The National Police added that during last month alone there were 431 murders, 158 more than in October 2008.
Authorities warn that nearly two-thirds of the 3,184 men killed this year were between the ages of 18 and 30.
The San Salvador metropolitan area, which contains 14 municipalities, has had 419 more murders this year than during the same period last year.
Seventy-six percent of the killings were carried out with firearms.
In the face of the increase in violence, 94 percent of the residents of Greater San Salvador supported the possibility of increasing the use of army troops for security tasks, according to a survey by the firm JBS Opinion released Tuesday by the Diario de Hoy newspaper.
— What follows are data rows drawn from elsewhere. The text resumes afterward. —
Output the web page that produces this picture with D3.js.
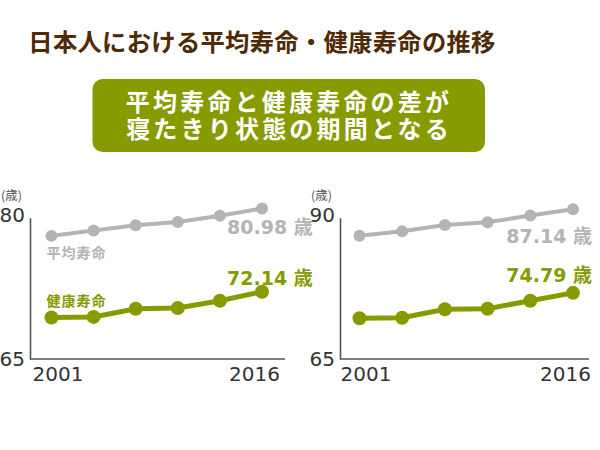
<!DOCTYPE html>
<html><head><meta charset="utf-8">
<script src="https://cdn.jsdelivr.net/npm/d3@7/dist/d3.min.js"></script>
<style>body{margin:0;background:#fff}svg{display:block}</style>
</head><body>
<svg id="c" width="600" height="450"></svg>
<script>
// ---- data ----
const title = "日本人における平均寿命・健康寿命の推移";
const bannerLines = ["平均寿命と健康寿命の差が", "寝たきり状態の期間となる"];
const years = [2001, 2004, 2007, 2010, 2013, 2016];
const xTickLabels = ["2001", "2016"];
const seriesNames = ["平均寿命", "健康寿命"];
const unitLabel = "(歳)";
// left panel
const leftTicks = [65, 80];
const leftAvg = [78.07, 78.64, 79.19, 79.55, 80.21, 80.98];
const leftHealthy = [69.40, 69.47, 70.33, 70.42, 71.19, 72.14];
const leftEndLabels = ["80.98", "72.14"];
// right panel (values as drawn in the picture)
const rightTicks = [65, 90];
const rightAvg = [86.8, 87.6, 88.7, 89.2, 90.4, 91.5];
const rightHealthy = [72.2, 72.3, 73.8, 73.9, 75.3, 76.7];
const rightEndLabels = ["87.14", "74.79"];
const unitSuffix = "歳";

const svg = d3.select("#c");
const GRAY = "#b4b4b4", GREEN = "#879a00", BROWN = "#4e2a06";
const JP = "'Noto Sans CJK JP','Noto Sans',sans-serif";
const NUM = "'DejaVu Sans',Verdana,sans-serif";

// title
svg.append("text").attr("x", 262).attr("y", 51).attr("text-anchor", "middle")
  .attr("font-family", JP).attr("font-weight", "bold").attr("font-size", 24.3)
  .attr("letter-spacing", 0.3).attr("fill", BROWN).text(title);

// banner
svg.append("rect").attr("x", 92.5).attr("y", 79).attr("width", 392.5).attr("height", 73)
  .attr("rx", 10).attr("fill", GREEN);
const bt = svg.append("text").attr("text-anchor", "middle")
  .attr("font-family", JP).attr("font-weight", "bold").attr("font-size", 24)
  .attr("letter-spacing", 3.2).attr("fill", "#fff");
bannerLines.forEach((t, i) => {
  bt.append("tspan").attr("x", 289).attr("y", 110.5 + i * 27.5).text(t);
});

function panel(cfg) {
  const g = svg.append("g");
  const x = d3.scaleLinear().domain([years[0], years[years.length - 1]]).range([cfg.x0, cfg.x1]);
  const y = d3.scaleLinear().domain(cfg.ticks).range([359, 217.7]);
  const yAxis = d3.axisLeft(y).tickValues(cfg.ticks).tickSize(0).tickFormat(d3.format("d"));
  const ya = g.append("g").attr("transform", `translate(${cfg.ax},0)`).call(yAxis);
  ya.select(".domain").attr("stroke", "#555").attr("stroke-width", 1.6);
  ya.selectAll("text").attr("font-family", NUM).attr("font-size", 20).attr("fill", "#333")
    .attr("x", -5).attr("dy", (d, i) => i === 0 ? "0.33em" : "0.2em");
  g.append("line").attr("x1", cfg.ax).attr("x2", cfg.axEnd).attr("y1", 359).attr("y2", 359)
    .attr("stroke", "#555").attr("stroke-width", 1.6);
  g.selectAll(".xl").data(xTickLabels).join("text")
    .attr("x", (d, i) => x(+d) + (i === 0 ? -19 : 18))
    .attr("y", 380.5).attr("text-anchor", (d, i) => i === 0 ? "start" : "end")
    .attr("font-family", NUM).attr("font-size", 20).attr("fill", "#333").text(d => d);
  g.append("text").attr("x", cfg.ax - 29).attr("y", 200).attr("font-family", JP)
    .attr("font-size", 12.5).attr("fill", "#555").text(unitLabel);

  const line = d3.line().x((d, i) => x(years[i])).y(d => y(d));
  [[cfg.avg, GRAY, 4, 6], [cfg.healthy, GREEN, 5, 7]].forEach(([vals, col, w, r]) => {
    g.append("path").datum(vals).attr("d", line).attr("fill", "none")
      .attr("stroke", col).attr("stroke-width", w);
    g.selectAll(null).data(vals).join("circle")
      .attr("cx", (d, i) => x(years[i])).attr("cy", d => y(d)).attr("r", r).attr("fill", col);
  });

  [[cfg.endLabels[0], GRAY, cfg.lblY[0]], [cfg.endLabels[1], GREEN, cfg.lblY[1]]].forEach(([t, col, yy]) => {
    const tx = g.append("text").attr("y", yy).attr("fill", col).attr("font-weight", "bold")
      .attr("text-anchor", cfg.lblAnchor).attr("x", x(years[years.length - 1]) + cfg.lblDx);
    tx.append("tspan").attr("font-family", NUM).attr("font-size", 19).text(t + " ");
    tx.append("tspan").attr("font-family", JP).attr("font-size", 19).text(unitSuffix);
  });

  if (cfg.names) {
    [[seriesNames[0], GRAY, 258], [seriesNames[1], GREEN, 306]].forEach(([t, col, yy]) => {
      g.append("text").attr("x", x(years[0]) - 5).attr("y", yy).attr("fill", col)
        .attr("font-family", JP).attr("font-weight", "bold").attr("font-size", 14)
        .attr("letter-spacing", 1).text(t);
    });
  }
}

panel({ ax: 30, axEnd: 285, x0: 51.5, x1: 262, ticks: leftTicks, avg: leftAvg, healthy: leftHealthy,
  endLabels: leftEndLabels, lblY: [234, 284.5], lblAnchor: "start", lblDx: -35, names: true });
panel({ ax: 340, axEnd: 589, x0: 359.5, x1: 573, ticks: rightTicks, avg: rightAvg, healthy: rightHealthy,
  endLabels: rightEndLabels, lblY: [242.5, 282], lblAnchor: "end", lblDx: 19, names: false });
</script>
</body></html>
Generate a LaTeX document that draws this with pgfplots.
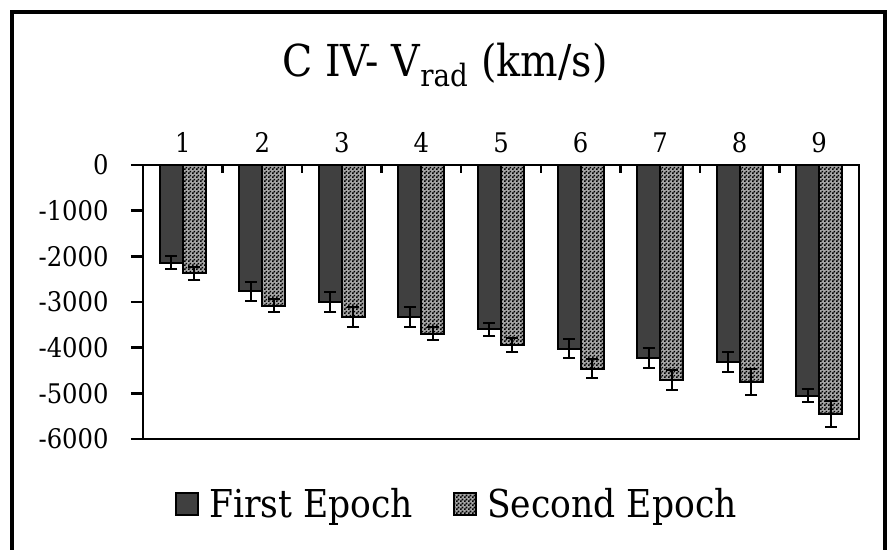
\documentclass[border=0pt]{standalone}
\usepackage{fontspec}
\setmainfont{DejaVu Serif}[FakeStretch=0.9]
\usepackage{pgfplots}
\pgfplotsset{compat=1.18}
\usepackage{pgfplotstable}
\usetikzlibrary{patterns}

% fine checkerboard for the second epoch
\pgfdeclarepatternformonly{finecheck}{\pgfpointorigin}{\pgfqpoint{2pt}{2pt}}{\pgfqpoint{2pt}{2pt}}{%
  \pgfpathrectangle{\pgfpointorigin}{\pgfqpoint{1pt}{1pt}}%
  \pgfpathrectangle{\pgfqpoint{1pt}{1pt}}{\pgfqpoint{1pt}{1pt}}%
  \pgfusepath{fill}}

\definecolor{darkbar}{HTML}{404040}
\newcommand{\tl}{\fontsize{13.5}{16}\selectfont}

\pgfplotstableread{
x first ferr second serr
1 -2140 140 -2370 145
2 -2770 215 -3080 145
3 -3000 215 -3330 215
4 -3330 215 -3690 145
5 -3600 145 -3940 145
6 -4020 215 -4460 215
7 -4230 215 -4710 215
8 -4310 215 -4760 285
9 -5050 145 -5460 285
}\datatable

\begin{document}
\begin{tikzpicture}
\useasboundingbox (-71.5pt,-55.5pt) rectangle (375pt,219.5pt);
% outer frame (open at the bottom edge)
\draw[line width=2pt] (-65.25pt,-60pt) -- (-65.25pt,213.5pt) -- (371pt,213.5pt) -- (371pt,-60pt);
\node[anchor=base, font=\fontsize{22}{26}\selectfont] at (151pt,181pt) {C IV- V\textsubscript{rad} (km/s)};

\begin{axis}[
  at={(0,0)}, anchor=south west,
  scale only axis, clip=false,
  width=358pt, height=137pt,
  xmin=0.5, xmax=9.5,
  ymin=-6000, ymax=0,
  ybar=0pt, bar width=11.5pt,
  xtick={0.5,1.5,...,9.5},
  x tick label as interval,
  xticklabels={{\tl 1},{\tl 2},{\tl 3},{\tl 4},{\tl 5},{\tl 6},{\tl 7},{\tl 8},{\tl 9}},
  xtick pos=right, xticklabel pos=right,
  ytick pos=left,
  ytick={-6000,-5000,...,0},
  yticklabels={{\tl -6000},{\tl -5000},{\tl -4000},{\tl -3000},{\tl -2000},{\tl -1000},{\tl 0}},
  major tick length=4pt,
  tick style={line width=1.25pt, black},
  xtick align=inside,
  ytick align=outside,
  axis line style={line width=1.4pt},
  xticklabel style={yshift=2.5pt},
  yticklabel style={inner sep=0pt, xshift=-13pt},
  legend style={at={(0.44,-0.237)}, anchor=center, draw=none,
    font=\fontsize{19.2}{23}\selectfont, legend columns=2},
  /tikz/every even column/.append style={column sep=18pt},
  /tikz/every odd column/.append style={column sep=3pt},
  legend image code/.code={\draw[#1] (0pt,-5.5pt) rectangle (11pt,5.5pt);},
]
\addplot[fill=darkbar, draw=black, line width=1pt,
  error bars/.cd, y dir=both, y explicit,
  error bar style={line width=1pt, black},
  error mark options={rotate=90, line width=1pt, mark size=3pt, black}]
  table[x=x, y=first, y error=ferr] {\datatable};
\addlegendentry{First Epoch}
\addplot[fill=black!35, postaction={pattern=finecheck}, draw=black, line width=1pt,
  error bars/.cd, y dir=both, y explicit,
  error bar style={line width=1pt, black},
  error mark options={rotate=90, line width=1pt, mark size=3pt, black}]
  table[x=x, y=second, y error=serr] {\datatable};
\addlegendentry{Second Epoch}
% outward tick marks on the value axis
\pgfplotsinvokeforeach{-6000,-5000,-4000,-3000,-2000,-1000,0}{
  \draw[line width=1.4pt] ([xshift=-6pt]axis cs:0.5,#1) -- (axis cs:0.5,#1);
}
\end{axis}
\end{tikzpicture}
\end{document}
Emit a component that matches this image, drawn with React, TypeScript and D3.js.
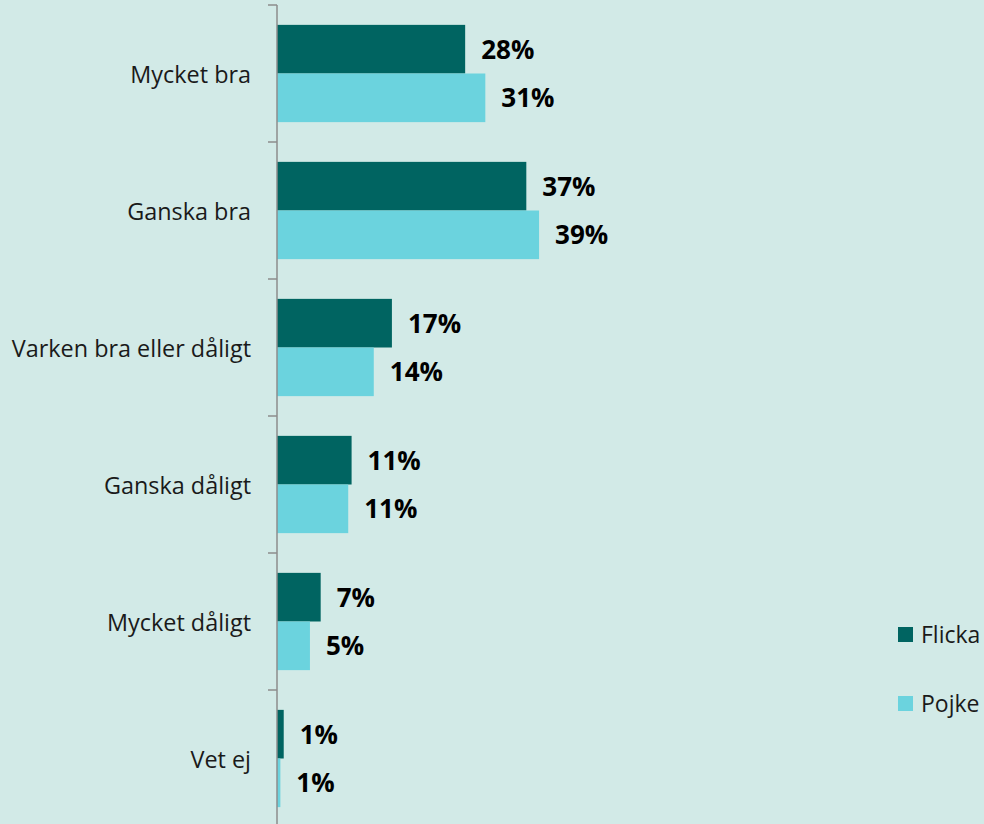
import React from "react";
import * as d3 from "d3";

const categories = [
  "Mycket bra",
  "Ganska bra",
  "Varken bra eller dåligt",
  "Ganska dåligt",
  "Mycket dåligt",
  "Vet ej",
];
const flicka = [28, 37.1, 17.1, 11.1, 6.5, 1.0];
const pojke = [31, 39, 14.4, 10.6, 4.9, 0.5];
const series = [
  { name: "Flicka", values: flicka, color: "#006461" },
  { name: "Pojke", values: pojke, color: "#6bd3de" },
];

const width = 984;
const height = 824;
const axisX = 277;
const font = "'Open Sans', sans-serif";

const App = () => {
  const x = d3.scaleLinear().domain([0, 100]).range([axisX, axisX + 672]);
  const y = d3
    .scaleBand()
    .domain(categories)
    .range([5, 5 + 137 * categories.length])
    .paddingInner(0.29)
    .paddingOuter(0.145);
  const inner = d3
    .scaleBand()
    .domain(series.map((s) => s.name))
    .range([0, y.bandwidth()]);
  const step = y.step();
  const ticks = d3.range(categories.length + 1).map((i) => 5 + i * step);

  return (
    <svg
      width={width}
      height={height}
      style={{ position: "absolute", left: 0, top: 0, background: "#d2eae7" }}
    >
      <rect width={width} height={height} fill="#d2eae7" />
      {series.map((s) =>
        s.values.map((v, i) => (
          <rect
            key={s.name + i}
            x={x(0)}
            y={(y(categories[i]) as number) + (inner(s.name) as number)}
            width={x(v) - x(0)}
            height={inner.bandwidth()}
            fill={s.color}
          />
        ))
      )}
      {series.map((s) =>
        s.values.map((v, i) => (
          <text
            key={"l" + s.name + i}
            x={x(v) + 16}
            y={
              (y(categories[i]) as number) +
              (inner(s.name) as number) +
              inner.bandwidth() / 2
            }
            dy="0.36em"
            fontFamily={font}
            fontWeight="bold"
            fontSize={26}
            fill="#000"
          >
            {Math.round(v)}%
          </text>
        ))
      )}
      <line x1={axisX} x2={axisX} y1={ticks[0]} y2={height} stroke="#8c8c8c" strokeWidth={1.5} />
      {ticks.map((t, i) => (
        <line key={"t" + i} x1={axisX - 9} x2={axisX} y1={t} y2={t} stroke="#8c8c8c" strokeWidth={1.5} />
      ))}
      {categories.map((c) => (
        <text
          key={c}
          x={251}
          y={(y(c) as number) + y.bandwidth() / 2 + 1}
          dy="0.36em"
          textAnchor="end"
          fontFamily={font}
          fontSize={23.4}
          fill="#1a1a1a"
        >
          {c}
        </text>
      ))}
      {series.map((s, i) => (
        <g key={"lg" + s.name} transform={`translate(898, ${627 + i * 69})`}>
          <rect width={15} height={15} fill={s.color} />
          <text x={23} y={8} dy="0.36em" fontFamily={font} fontSize={23} fill="#1a1a1a">
            {s.name}
          </text>
        </g>
      ))}
    </svg>
  );
};

export default App;
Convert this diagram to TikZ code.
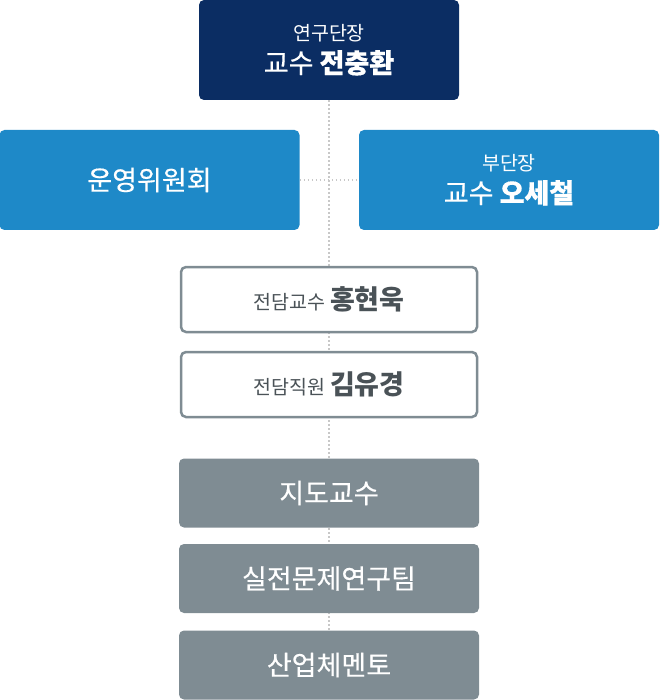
\documentclass[tikz,border=0pt]{standalone}
\usepackage{fontspec}
\setmainfont{Noto Sans CJK KR}
\newfontfamily\medfont[FakeBold=0.4]{Noto Sans CJK KR}
\usetikzlibrary{backgrounds}
\definecolor{navy}{HTML}{0B2D63}
\definecolor{skyblue}{HTML}{1E89C8}
\definecolor{slate}{HTML}{7F8C93}
\definecolor{ink}{HTML}{4A5257}
\definecolor{dotgray}{HTML}{C8C8C8}
\newcommand{\smallsz}{\fontsize{19.5}{22}\selectfont}
\newcommand{\bigsz}{\fontsize{27}{30}\selectfont}

\begin{document}
\begin{tikzpicture}[x=1pt,y=-1pt,
  box/.style={rounded corners=5pt,inner sep=0pt,align=center},
  headbox/.style={box,fill=navy,text=white,minimum width=260pt,minimum height=100pt},
  sidebox/.style={box,fill=skyblue,text=white,minimum width=300pt,minimum height=100pt},
  staffbox/.style={box,draw=slate,line width=2.5pt,fill=white,text=ink,minimum width=296pt,minimum height=65pt},
  groupbox/.style={box,fill=slate,text=white,minimum width=300pt,minimum height=69pt},
  link/.style={draw=dotgray,line width=1.5pt,dash pattern=on 1.5pt off 2.5pt}]
\useasboundingbox (0,0) rectangle (659,700);

% top
\node[headbox] (head) at (329,50) {{\smallsz 연구단장}\\[7pt]{\bigsz\medfont 교수 \textbf{전충환}}};

% second row
\node[sidebox] (board) at (149.5,180) {\bigsz\medfont 운영위원회};
\node[sidebox] (deputy) at (509,180) {{\smallsz 부단장}\\[7pt]{\bigsz\medfont 교수 \textbf{오세철}}};

% staff
\node[staffbox] (prof) at (329,299.5) {{\smallsz 전담교수}\hspace{5pt}{\bigsz\bfseries 홍현욱}};
\node[staffbox] (clerk) at (329,384.5) {{\smallsz 전담직원}\hspace{5pt}{\bigsz\bfseries 김유경}};

% groups
\node[groupbox] (advisors) at (329,493) {\bigsz\medfont 지도교수};
\node[groupbox] (team) at (329,578.5) {\bigsz\medfont 실전문제연구팀};
\node[groupbox] (mentors) at (329,665) {\bigsz\medfont 산업체멘토};

\begin{scope}[on background layer]
\draw[link] (head.south) -- (mentors.north);
\draw[link] (board.east) -- (deputy.west);
\end{scope}
\end{tikzpicture}
\end{document}
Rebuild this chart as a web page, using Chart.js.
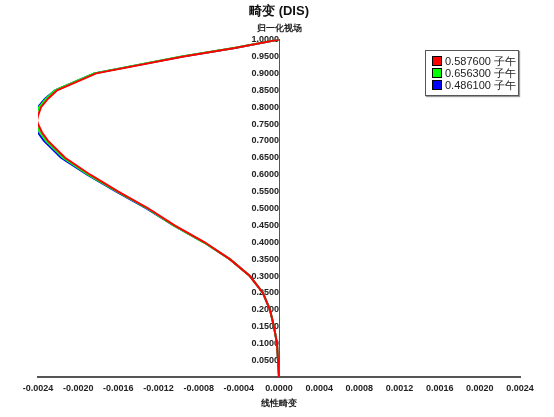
<!DOCTYPE html>
<html>
<head>
<meta charset="utf-8">
<script src="https://cdn.jsdelivr.net/npm/chart.js@4"></script>
<style>
    body { margin: 0; background: #fff; font-family: "Liberation Sans", Arial, sans-serif; }
    .wrap { position: relative; width: 554px; height: 417px; }
    .legend {
        position: absolute; left: 425px; top: 50px; width: 86px;
        border: 1px solid #555; background: #fff; padding: 4px 0 4px 6px;
        box-shadow: 1px 1px 1px #999; font-size: 11px; color: #222;
    }
    .legend div { line-height: 12px; white-space: nowrap; }
    .legend span { display: inline-block; width: 8px; height: 8px; border: 1px solid #000; margin-right: 3px; vertical-align: -1px; }
</style>
</head>
<body>
<div class="wrap">
    <canvas id="disChart" width="554" height="417"></canvas>
    <div class="legend">
        <div><span style="background:#ff0000"></span>0.587600 子午</div>
        <div><span style="background:#00ff00"></span>0.656300 子午</div>
        <div><span style="background:#0000ff"></span>0.486100 子午</div>
    </div>
</div>
<script>
    // 归一化视场
    const fields = [0, 0.05, 0.1, 0.15, 0.2, 0.25, 0.3, 0.35, 0.4, 0.45, 0.5, 0.55, 0.6, 0.65, 0.7, 0.725, 0.75, 0.76, 0.775, 0.8, 0.825, 0.85, 0.9, 0.95, 0.975, 1.0];
    // 线性畸变
    const disRed = [0, -0.00001, -0.00002, -0.00005, -0.00009, -0.00016, -0.00029, -0.00049, -0.00074, -0.00104, -0.0013, -0.0016, -0.00188, -0.00213, -0.0023, -0.00236, -0.0024, -0.00241, -0.0024, -0.00237, -0.0023, -0.00221, -0.00182, -0.00095, -0.00044, 0];
    const disGreen = [0, -0.00001, -0.00002, -0.00005, -0.00009, -0.00016, -0.00029, -0.00049, -0.00075, -0.00105, -0.00131, -0.00161, -0.0019, -0.00215, -0.00232, -0.00238, -0.00242, -0.00243, -0.00242, -0.00239, -0.00232, -0.00223, -0.00184, -0.00097, -0.00045, 0];
    const disBlue = [0, -0.00001, -0.00002, -0.00005, -0.00009, -0.00016, -0.00029, -0.00049, -0.00075, -0.00105, -0.00132, -0.00162, -0.00191, -0.00217, -0.00234, -0.0024, -0.00244, -0.00245, -0.00244, -0.0024, -0.00233, -0.00223, -0.00184, -0.00096, -0.00044, 0];
    const xTicks = [-0.0024, -0.0020, -0.0016, -0.0012, -0.0008, -0.0004, 0, 0.0004, 0.0008, 0.0012, 0.0016, 0.0020, 0.0024];

    const pts = arr => arr.map((v, i) => ({ x: v, y: fields[i] }));
    const tickFont = { family: 'Liberation Sans', size: 9, weight: 'bold' };

    // y 轴顶部标题
    const topLabel = {
        id: 'topLabel',
        afterDraw(chart) {
            const c = chart.ctx, xs = chart.scales.x, ys = chart.scales.y;
            c.save();
            c.font = 'bold 9px "Liberation Sans"';
            c.fillStyle = '#222';
            c.textAlign = 'center';
            c.fillText('归一化视场', xs.getPixelForValue(0), ys.getPixelForValue(1) - 9);
            c.restore();
        }
    };

    new Chart(document.getElementById('disChart'), {
        type: 'scatter',
        data: {
            datasets: [
                { label: '0.587600 子午', data: pts(disRed), borderColor: '#ff0000' },
                { label: '0.656300 子午', data: pts(disGreen), borderColor: '#00ff00' },
                { label: '0.486100 子午', data: pts(disBlue), borderColor: '#0000ff' }
            ].map(d => Object.assign(d, { showLine: true, pointRadius: 0, borderWidth: 2, fill: false }))
        },
        options: {
            responsive: false,
            animation: false,
            layout: { padding: { left: 38, right: 34, top: 4, bottom: 4 } },
            plugins: {
                legend: { display: false },
                tooltip: { enabled: false },
                title: {
                    display: true, text: '畸变 (DIS)', color: '#111',
                    font: { family: 'Liberation Sans', size: 13, weight: 'bold' },
                    padding: { top: 0, bottom: 20 }
                }
            },
            scales: {
                x: {
                    type: 'linear', min: -0.0024, max: 0.0024,
                    afterBuildTicks: s => { s.ticks = []; for (let i = -12; i <= 12; i++) s.ticks.push({ value: i * 0.0002 }); },
                    grid: { display: false, drawTicks: true, tickLength: 4, color: '#555' },
                    border: { color: '#555', width: 2 },
                    ticks: {
                        color: '#222', font: tickFont, maxRotation: 0, autoSkip: false, padding: 2,
                        callback: v => xTicks.some(t => Math.abs(t - v) < 1e-9) ? v.toFixed(4) : ''
                    },
                    title: { display: true, text: '线性畸变', color: '#222', font: tickFont, padding: { top: 2 } }
                },
                y: {
                    type: 'linear', min: 0, max: 1, position: { x: 0 },
                    afterBuildTicks: s => { s.ticks = []; for (let i = 0; i <= 20; i++) s.ticks.push({ value: i * 0.05 }); },
                    grid: { display: false, drawTicks: true, tickLength: 4, color: '#555' },
                    border: { color: '#555', width: 1 },
                    ticks: {
                        color: '#222', font: tickFont, autoSkip: false, padding: 2,
                        callback: v => v === 0 ? '' : v.toFixed(4)
                    }
                }
            }
        },
        plugins: [topLabel]
    });
</script>
</body>
</html>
On Tuesday, president Mauricio Funes announced a plan to increase significantly the use of the Armed Forces to provide support to the National Civilian Police (PNC) in the fight against crime. Currently, some 1300 soldiers make joint patrols with the PNC. Under Funes' plan thousands more troops (he did not specify the exact number) will go on patrol, search for wanted individuals, provide perimeter security at prisons and reinforce El Salvador's borders. The additional troops, which Funes called an "exceptional measure" will work in the departments of San Salvador, San Miguel, Santa Ana, La Libertad and Sonsonate where the level of crime is the highest. After 180 days, the measure will be re-evaluated to determine whether to continue the military's role.
The deployment of additional troops marks the first significant step of the Funes administration on public security since he took office on June 1. Funes defended the measures declaring that "I approved the increase of support of the Armed Forces of El Salvador to the National Civilian Police as a method of guaranteeing order, internal peace and citizen security."